Let me put a passenger's perspective on some of the points raised.
When you can fly to 800-900 miles to Chicago for half the cost and 1/10th the time, you can't expect much. But I don't think simple courtesy and a complimentary soda is going overboard. I won't repeat my other postings relating the absolute crap service I've received on most of the legacy airlines. To be fair, a good portion of it was driven by bean counting measures.
Paying for meals in coach on intermediate length flights? I don't have a problem with that, as long as the food is decent; but, too often it is not. Pay for drinks (alcoholic) in coach, not a problem. But paying for a gin and tonic and being told lemons/limes didn't come with anymore; well, that smacks of making the airline's problem mine. I don't like it.
Raising fares across the board and keeping them there by everyone doing it? Well depending on how that's structured; that's either collusion/price fixing or re-regulation. Ask Howard Putnam and Bob Crandall how that worked for them at Braniff and American. Of course, one of them snitched, so it didn't pan out.
Ticket change fees? I was flying from MSP-RDU on a legacy carrier and moved my date one day earlier. $25 change fee, $50 change fee? No-they wanted $100 more than it cost for me to purchase a one-way next day ticket from MSP-MDW on American Trans Air, get off, collect my bag, check in on Southwest, go through security, and fly from MDW-RDU. I am a Million Miler flyer on that airline; but I told them they could take their seat and sell it to somebody else (my language was probably a little more harsh). I saved a $100 (more on principle than anything else) and they got to sell the seat again. But they trashed a lot of loyalty; almost all of it. I've only flown them once since.
Frequent flyer miles? Why bother- you can't get a seat on a flight anywhere, anytime hardly (with Southwest being an exception-although they have blackout dates). The airlines themselves devalued them so much they are worth nothing to most people- so they don't breed the loyalty they did, yet they are a huge potential financial burden (or perhaps write-off).

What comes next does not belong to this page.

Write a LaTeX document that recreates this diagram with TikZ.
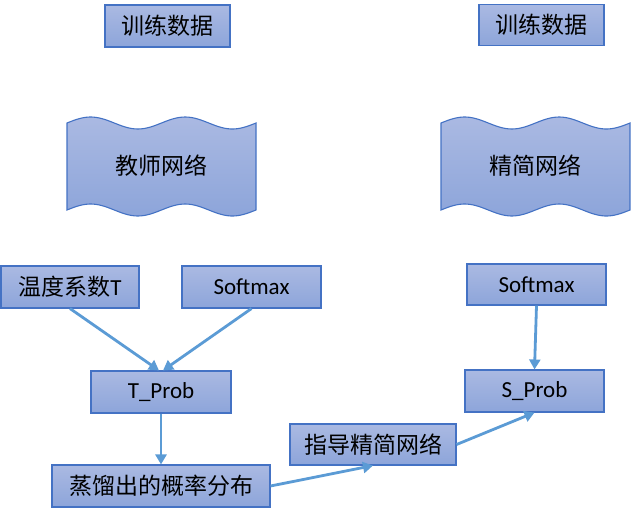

I got a hoot out of the pilot cruising this board looking for the cheapest flight to Florida- nobody vilified him for trying to save some money, but boy when your customers do that, we're screwing your company.
Solutions-
1. Try to keep your employees happy and that'll get back to your customer. Clearly, a lot of airlines need help here (perhaps I can start a consulting gig, hmmmmm).
2. Focus on the customer.
3. Be competitive in smart ways- not cheap ways.
It's a shame for me. I've loved aviation all my life and could probably be accused of being a wannabe (although, beleive me, this board has provided the cure for that!). Service where it is; I either really need to take the trip and/or it has to be over a 10 hour drive before I fly. And you know what, I'm not really missing it that much.
That's my two cents.
OldAg
Last edited by OldAg84; 04-07-2006 at 10:31 AM.